BD : Si tu fais le compte, tu passes six heures par jour sur les séries, ce qui ne fait pas cher au tarif horaire. Sauf que tu le payes cher dans ta tête, parce que t’es carrément en perfusion de séries. Le patron de Netflix a dit récemment que son véritable concurrent, c’est le sommeil. C’est quand même énorme ! Le concept de temps de cerveau disponible est dépassé par encore pire.

GK : Avant, on se parlait des films à la machine à café, maintenant on discute séries. Si t’as pas vu « La Casa de Papel » ou « Game of Thrones », t’es out, hors du coup. Ce qui est fou aussi avec Internet, c’est que tout le monde est noté sur tout, comme avec le personnage de Corinne. On note les restos, les taxis, mais le chauffeur aussi peut te noter si t’es un mauvais client. On se retrouve tous notés, surveillés, comme à l’école.

BD : Les notes, c’est aussi une manière de traquer les défauts pour les supprimer. Or nous ne sommes que défauts, c’est ce qui caractérise l’être humain. On était trop content de sortir de l’école, ce n’est pas pour y retourner ! Déjà, on te force à te normer par la scolarité, admettons, il faut bien apprendre à écrire, lire et compter. Mais si après, on continue avec des notes dans toute la vie adulte, non mais attends, ça va ! Quand tu vas crever, un esprit va te dire : “Je vous donne 2 sur 20 pour votre vie” ? Au secours !

Vous voyez « Effacer l’historique » comme un film comique, désespéré, ou simplement lucide ?
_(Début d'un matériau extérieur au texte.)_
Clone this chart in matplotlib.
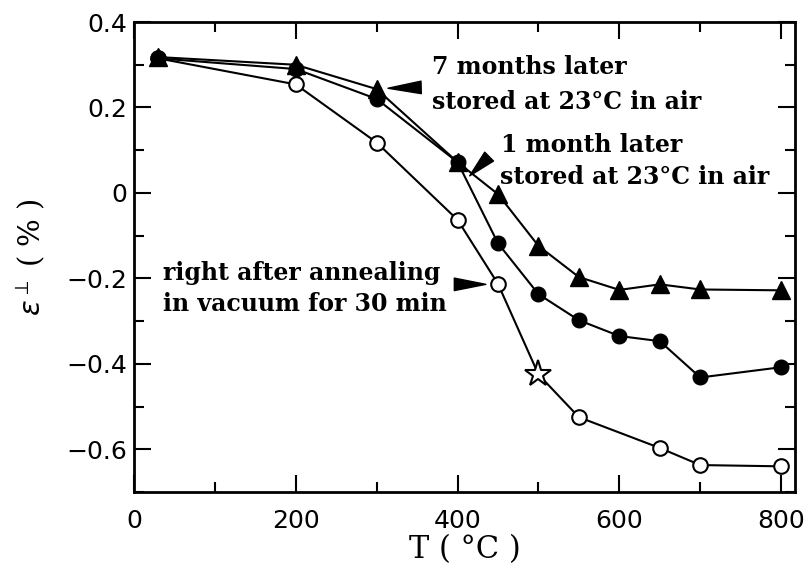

GK : Tragicomique. Nos films sont toujours un peu comme ça. Par exemple, je vois « Le Grand soir » comme une comédie alors que beaucoup de gens le trouvent très dur. Différents registres se mêlent dans « Effacer l’historique », et peut-être que la tragédie prend le pas sur la comédie, mais je trouve ça bien : ça veut dire que le fond l’emporte sur la forme.

 

L’INFO EN +

Chose rarissime pour une pure comédie, le film a obtenu l’Ours d’argent du 70è anniversaire au dernier Festival de Berlin.